While ideal to look at, the truth is that light and life are currently very difficult to spot. There are Maldivians walking with the Lord though they may now be as few as just three in number in the whole world.

Technology is and will be key as the internet and radio continue to offer a window of light. Bible translation is paramount of course but it is a painstakingly slow process. The complexity lies in translating not just words into Dhivehi but concepts such as “being right with God”. It is so incredibly difficult to get that idea across into the Maldivian world.

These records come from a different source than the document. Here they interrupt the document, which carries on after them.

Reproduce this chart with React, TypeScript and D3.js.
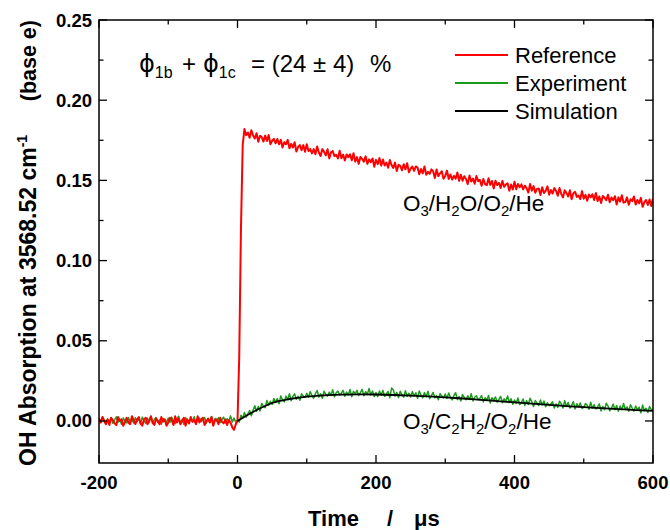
import * as d3 from "d3";

// sampled traces: one value every 2.5 µs starting at -200 µs
const T_START = -200;
const T_STEP = 2.5;

const REFERENCE = [
  0.0015, -0.001, 0.0025, 0.0, -0.002, 0.001, -0.0025, 0.002, 0.0005, -0.0015,
  -0.0025, 0.0025, 0.0, 0.001, -0.003, -0.0005, 0.002, -0.001, -0.002, 0.003,
  0.0005, -0.002, 0.001, 0.0025, -0.0015, -0.003, 0.001, 0.002, -0.002, 0.0,
  0.003, -0.001, -0.0025, 0.0015, 0.0, -0.002, 0.0025, -0.0005, 0.001, -0.003,
  -0.001, 0.002, 0.0005, -0.0025, 0.003, -0.001, 0.0015, -0.002, 0.0, 0.002,
  -0.003, 0.001, -0.0015, 0.0025, -0.0005, 0.0005, -0.002, 0.003, -0.001, 0.001,
  0.002, -0.0025, 0.0, 0.0015, -0.001, 0.0025, -0.003, 0.0005, 0.001, -0.002,
  0.002, -0.0005, -0.0015, 0.001, -0.0025, 0.0005, -0.001, -0.004, -0.0055, -0.002,
  0.0, 0.04, 0.12, 0.172,
  0.182, 0.1782, 0.1799, 0.1766, 0.1813, 0.178, 0.1762, 0.1794, 0.1741, 0.1778,
  0.177, 0.1742, 0.1779, 0.1746, 0.1783, 0.1725, 0.1747, 0.1759, 0.1731, 0.1758,
  0.1725, 0.1753, 0.1705, 0.1738, 0.1725, 0.1753, 0.17, 0.1728, 0.1705, 0.1738,
  0.168, 0.1708, 0.172, 0.1688, 0.172, 0.1678, 0.1725, 0.1683, 0.1695, 0.1668,
  0.1695, 0.1663, 0.1711, 0.1674, 0.1652, 0.1695, 0.1678, 0.1656, 0.1694, 0.1637,
  0.1675, 0.1683, 0.1651, 0.1659, 0.1637, 0.1685, 0.1638, 0.1661, 0.1624, 0.1662,
  0.1645, 0.1663, 0.1626, 0.1669, 0.1617, 0.1645, 0.1603, 0.1646, 0.1634, 0.1617,
  0.165, 0.1603, 0.1631, 0.1614, 0.1637, 0.1585, 0.1628, 0.1601, 0.1639, 0.1592,
  0.163, 0.1593, 0.1611, 0.1579, 0.1627, 0.1595, 0.1578, 0.1611, 0.1559, 0.1597,
  0.159, 0.1563, 0.1601, 0.1569, 0.1607, 0.155, 0.1573, 0.1586, 0.1559, 0.1587,
  0.158, 0.1538, 0.1571, 0.1544, 0.1587, 0.1535, 0.1553, 0.1541, 0.1569, 0.1557,
  0.1515, 0.1568, 0.1526, 0.1544, 0.1557, 0.151, 0.1528, 0.1561, 0.1509, 0.1537,
  0.1505, 0.1528, 0.1511, 0.1549, 0.1497, 0.1535, 0.1498, 0.1526, 0.1509, 0.1477,
  0.153, 0.1493, 0.1511, 0.1479, 0.1527, 0.1495, 0.1503, 0.1466, 0.1509, 0.1477,
  0.147, 0.1514, 0.1472, 0.1496, 0.1449, 0.1498, 0.1471, 0.1485, 0.1453, 0.1497,
  0.146, 0.1474, 0.1482, 0.1436, 0.1474, 0.1443, 0.1491, 0.1445, 0.1478, 0.1457,
  0.1475, 0.1444, 0.1467, 0.1451, 0.1424, 0.1478, 0.1436, 0.1465, 0.1423, 0.1447,
  0.145, 0.1409, 0.1457, 0.1421, 0.1434, 0.1463, 0.1411, 0.144, 0.1418, 0.1452,
  0.1435, 0.1404, 0.1452, 0.1416, 0.1394, 0.1438, 0.1421, 0.14, 0.1438, 0.1382,
  0.142, 0.1429, 0.1397, 0.1406, 0.1384, 0.1433, 0.1386, 0.141, 0.1373, 0.1412,
  0.1395, 0.1414, 0.1378, 0.1422, 0.1371, 0.14, 0.1359, 0.1403, 0.1392, 0.1376,
  0.141, 0.1364, 0.1393, 0.1377, 0.1401, 0.135, 0.1394, 0.1368, 0.1407, 0.1361,
  0.1365, 0.1394, 0.1348, 0.1382, 0.1371, 0.14, 0.1349, 0.1378, 0.1357, 0.1391,
  0.1335, 0.1364, 0.1378, 0.1347, 0.1381, 0.134, 0.1389,
];

const EXPERIMENT = [
  0.0016, -0.001, 0.0024, 0.0002, -0.0018, 0.0012, -0.0004, 0.002, -0.0014, 0.0006,
  0.0026, -0.0008, 0.0014, -0.002, 0.0018, 0.0, -0.0012, 0.0022, -0.0006, 0.001,
  -0.0012, 0.002, -0.0004, 0.0014, -0.0018, 0.0024, 0.0002, -0.0014, 0.0018, -0.0006,
  0.0028, -0.0016, 0.001, 0.0022, -0.001, 0.0006, -0.002, 0.0016, 0.0004, -0.0008,
  0.0018, -0.0008, 0.0024, 0.0, -0.0016, 0.0012, 0.003, -0.0012, 0.0008, -0.002,
  0.002, 0.0004, -0.001, 0.0016, -0.0006, 0.0026, -0.0014, 0.001, 0.0018, -0.0004,
  0.0006, 0.0022, -0.0014, 0.0012, -0.0004, 0.0028, -0.0018, 0.0016, 0.0, 0.002,
  -0.001, 0.0008, 0.0024, -0.0012, 0.0014, -0.0002, 0.0032, -0.0006, 0.0018, -0.0008,
  0.0005, -0.0006, 0.0036, 0.0016, 0.0053, 0.0023, 0.0045, 0.0065, 0.0033, 0.0067,
  0.0095, 0.006, 0.009, 0.0063, 0.0109, 0.0092, 0.0083, 0.0128, 0.0098, 0.0123,
  0.0103, 0.014, 0.0116, 0.0139, 0.0107, 0.0156, 0.0132, 0.0119, 0.0155, 0.0132,
  0.017, 0.0126, 0.0153, 0.0169, 0.0136, 0.0154, 0.0129, 0.0169, 0.0156, 0.0146,
  0.0173, 0.0148, 0.0183, 0.0157, 0.0142, 0.0171, 0.019, 0.0149, 0.0169, 0.0142,
  0.0185, 0.0167, 0.0154, 0.018, 0.0159, 0.0195, 0.0151, 0.0176, 0.0186, 0.0163,
  0.0173, 0.0191, 0.0154, 0.018, 0.0164, 0.0196, 0.0151, 0.0185, 0.0169, 0.0191,
  0.0159, 0.0177, 0.0197, 0.0157, 0.0183, 0.0167, 0.0202, 0.0162, 0.0186, 0.0152,
  0.0178, 0.0152, 0.0187, 0.0161, 0.0191, 0.0154, 0.017, 0.0184, 0.0145, 0.0205,
  0.0195, 0.0155, 0.0178, 0.0146, 0.0185, 0.0163, 0.0149, 0.0188, 0.0154, 0.0173,
  0.0149, 0.0183, 0.0156, 0.0176, 0.0141, 0.0187, 0.016, 0.0144, 0.0177, 0.0151,
  0.0186, 0.0139, 0.0158, 0.0178, 0.0144, 0.0159, 0.0132, 0.017, 0.0155, 0.0143,
  0.0168, 0.0141, 0.0175, 0.0148, 0.0131, 0.0159, 0.0176, 0.0133, 0.0152, 0.0124,
  0.0165, 0.0146, 0.0132, 0.0157, 0.0134, 0.017, 0.0125, 0.0148, 0.0157, 0.0133,
  0.0141, 0.0158, 0.0119, 0.0145, 0.0128, 0.0159, 0.0112, 0.0145, 0.0129, 0.015,
  0.0117, 0.0134, 0.0153, 0.0113, 0.0138, 0.0121, 0.0156, 0.0115, 0.0139, 0.0104,
  0.0131, 0.011, 0.0143, 0.0103, 0.0116, 0.0137, 0.0096, 0.0127, 0.0103, 0.0142,
  0.0119, 0.009, 0.0127, 0.0113, 0.0096, 0.0131, 0.01, 0.0125, 0.0089, 0.0114,
  0.0095, 0.0106, 0.012, 0.0081, 0.0106, 0.0085, 0.0123, 0.0108, 0.0081, 0.0127,
  0.009, 0.0115, 0.0081, 0.0096, 0.0121, 0.0075, 0.0108, 0.0087, 0.0112, 0.0078,
  0.0085, 0.0108, 0.0098, 0.0073, 0.0117, 0.008, 0.0101, 0.0075, 0.0088, 0.0106,
  0.0063, 0.009, 0.007, 0.0111, 0.0093, 0.0064, 0.0079, 0.0105, 0.007, 0.0096,
  0.0061, 0.0094, 0.007, 0.0109, 0.0072, 0.0088, 0.0061, 0.0101, 0.008, 0.0062,
  0.0093, 0.007, 0.0086, 0.0051, 0.0099, 0.0064, 0.0079, 0.0053, 0.009, 0.0072,
  0.0068,
];

const SIM_TIME = [
  0, 25, 50, 75, 100, 125, 150, 175, 200, 225, 250, 275, 300,
  325, 350, 375, 400, 425, 450, 475, 500, 525, 550, 575, 600,
];
const SIMULATION = [
  0.0, 0.0062, 0.0112, 0.0137, 0.0152, 0.016, 0.0164, 0.0166, 0.0165, 0.0162,
  0.0158, 0.0153, 0.0147, 0.014, 0.0132, 0.0124, 0.0116, 0.0108, 0.01, 0.0093,
  0.0086, 0.008, 0.0074, 0.0068, 0.0063,
];

const X_TICKS = [-200, 0, 200, 400, 600];
const X_MINOR = [-100, 100, 300, 500];
const Y_TICKS = [0, 0.05, 0.1, 0.15, 0.2, 0.25];
const Y_MINOR = [0.025, 0.075, 0.125, 0.175, 0.225];

const LEGEND = [
  { label: "Reference", color: "#ff0000" },
  { label: "Experiment", color: "#1c9a1c" },
  { label: "Simulation", color: "#000000" },
];

const W = 670;
const H = 530;
const m = { top: 20, right: 17, bottom: 67, left: 99 };
const FONT = "'Liberation Sans', Arial, sans-serif";

type Pt = [number, number];

export default function App() {
  const x = d3.scaleLinear().domain([-200, 600]).range([m.left, W - m.right]);
  const y = d3.scaleLinear().domain([-0.0262, 0.25]).range([H - m.bottom, m.top]);
  const x0 = m.left, x1 = W - m.right, y0 = H - m.bottom, y1 = m.top;

  const raw = d3.line<Pt>().x((d) => x(d[0])).y((d) => y(d[1]));
  const smooth = d3.line<Pt>().x((d) => x(d[0])).y((d) => y(d[1])).curve(d3.curveMonotoneX);

  const refPts = REFERENCE.map((v, i) => [T_START + i * T_STEP, v] as Pt);
  const expPts = EXPERIMENT.map((v, i) => [T_START + i * T_STEP, v] as Pt);
  const simPts = SIM_TIME.map((t, i) => [t, SIMULATION[i]] as Pt);

  const major = 8;
  const minor = 4.5;
  const sub = 15;

  return (
    <>
      <style>{"body{margin:0}"}</style>
      <svg width={W} height={H} style={{ display: "block", fontFamily: FONT }}>
        <rect width={W} height={H} fill="#fff" />
        <defs>
          <clipPath id="plot">
            <rect x={x0} y={y1} width={x1 - x0} height={y0 - y1} />
          </clipPath>
        </defs>

        {/* traces */}
        <g clipPath="url(#plot)" fill="none" strokeLinejoin="round">
          <path d={raw(expPts) ?? ""} stroke={LEGEND[1].color} strokeWidth={1.5} />
          <path d={raw(refPts) ?? ""} stroke={LEGEND[0].color} strokeWidth={2} />
          <path d={smooth(simPts) ?? ""} stroke="#000" strokeWidth={1.8} />
        </g>

        {/* frame + inward ticks on all sides */}
        <rect x={x0} y={y1} width={x1 - x0} height={y0 - y1} fill="none" stroke="#000" strokeWidth={1.5} />
        <g stroke="#000" strokeWidth={1.3}>
          {X_TICKS.map((t) => (
            <g key={"xt" + t}>
              <line x1={x(t)} x2={x(t)} y1={y0} y2={y0 - major} />
              <line x1={x(t)} x2={x(t)} y1={y1} y2={y1 + major} />
            </g>
          ))}
          {X_MINOR.map((t) => (
            <g key={"xm" + t}>
              <line x1={x(t)} x2={x(t)} y1={y0} y2={y0 - minor} />
              <line x1={x(t)} x2={x(t)} y1={y1} y2={y1 + minor} />
            </g>
          ))}
          {Y_TICKS.map((v) => (
            <g key={"yt" + v}>
              <line x1={x0} x2={x0 + major} y1={y(v)} y2={y(v)} />
              <line x1={x1} x2={x1 - major} y1={y(v)} y2={y(v)} />
            </g>
          ))}
          {Y_MINOR.map((v) => (
            <g key={"ym" + v}>
              <line x1={x0} x2={x0 + minor} y1={y(v)} y2={y(v)} />
              <line x1={x1} x2={x1 - minor} y1={y(v)} y2={y(v)} />
            </g>
          ))}
        </g>

        {/* tick labels */}
        <g fontWeight="bold" fontSize={18.5} fill="#000">
          {X_TICKS.map((t) => (
            <text key={"xl" + t} x={x(t)} y={y0 + 26} textAnchor="middle">
              {t}
            </text>
          ))}
          {Y_TICKS.map((v) => (
            <text key={"yl" + v} x={x0 - 7} y={y(v) + 6.5} textAnchor="end">
              {d3.format(".2f")(v)}
            </text>
          ))}
        </g>

        {/* axis titles */}
        <g fontWeight="bold" fill="#000">
          <text x={308} y={526} fontSize={22}>Time</text>
          <text x={387} y={526} fontSize={22}>/</text>
          <text x={414} y={526} fontSize={22}>μs</text>
          <text transform="translate(36,466) rotate(-90)" fontSize={23}>
            OH Absorption at 3568.52 cm
            <tspan dy={-9} fontSize={14}>-1</tspan>
          </text>
          <text transform="translate(36,20) rotate(-90)" textAnchor="end" fontSize={21.5}>
            (base e)
          </text>
        </g>

        {/* annotation */}
        <text y={72} fontSize={24} fill="#000" fontFamily="'DejaVu Sans', sans-serif">
          <tspan x={139}>ϕ</tspan>
          <tspan fontSize={16} y={78} fontFamily={FONT}>1b</tspan>
          <tspan x={182} y={72} fontFamily={FONT}>+</tspan>
          <tspan x={203}>ϕ</tspan>
          <tspan fontSize={16} y={78} fontFamily={FONT}>1c</tspan>
          <tspan x={251} y={72} fontFamily={FONT}>= (24 ± 4)</tspan>
          <tspan x={370} fontFamily={FONT}>%</tspan>
        </text>

        {/* legend */}
        {LEGEND.map((l, i) => (
          <g key={l.label} transform={`translate(455,${55 + i * 28})`}>
            <line x1={0} x2={53} stroke={l.color} strokeWidth={2} />
            <text x={60} y={7.5} fontSize={22} fill="#000">
              {l.label}
            </text>
          </g>
        ))}

        {/* mixture labels */}
        <text x={403} y={211} fontSize={22.5} fill="#000">
          O<tspan fontSize={sub} dy={5}>3</tspan>
          <tspan dy={-5}>/H</tspan>
          <tspan fontSize={sub} dy={5}>2</tspan>
          <tspan dy={-5}>O/O</tspan>
          <tspan fontSize={sub} dy={5}>2</tspan>
          <tspan dy={-5}>/He</tspan>
        </text>
        <text x={403} y={429} fontSize={22.5} fill="#000">
          O<tspan fontSize={sub} dy={5}>3</tspan>
          <tspan dy={-5}>/C</tspan>
          <tspan fontSize={sub} dy={5}>2</tspan>
          <tspan dy={-5}>H</tspan>
          <tspan fontSize={sub} dy={5}>2</tspan>
          <tspan dy={-5}>/O</tspan>
          <tspan fontSize={sub} dy={5}>2</tspan>
          <tspan dy={-5}>/He</tspan>
        </text>
      </svg>
    </>
  );
}
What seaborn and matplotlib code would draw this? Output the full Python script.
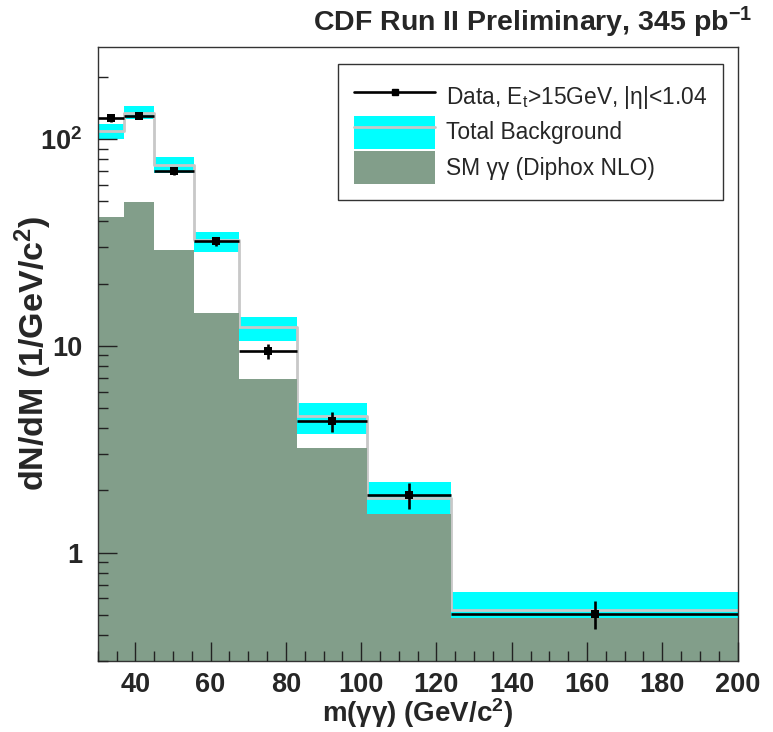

The good news is that God knows all about this. The explosion of mission vision among the churches of the developing world is unquestionably key to how He will unlock places like the Maldives. It is easy to see why Asians reaching Asians is so critical to opening doors for the Gospel in some of this continent’s darker corners.

Back on the island, my hosts and I talked late into the night about their new-found democracy. It’s just a few years now since free voting came to the Maldives and a more representative parliamentary system established following thirty years of one-man rule. It has been a big shift for people to get their heads around and a sizable brigade of elected representatives are clinging on to hopes of a return to the past.

We debated the differences between democracy and freedom, being free to vote versus being free to make choices, free to think differently and even free to change one’s faith. My hosts were realising that the few short years of democratic life is nothing really.

Many Maldivians were away on their own journey that week. They made the long trip to Mecca for their Hajj pilgrimage, the largest annual pilgrimage in the world and the fifth pillar of Islam. The Hajj is a demonstration of the solidarity of the Muslim people and their submission to Allah. In these islands, traditions run deep and clearly there’s a long way to go. More democratic? Yes. More free? That will take time.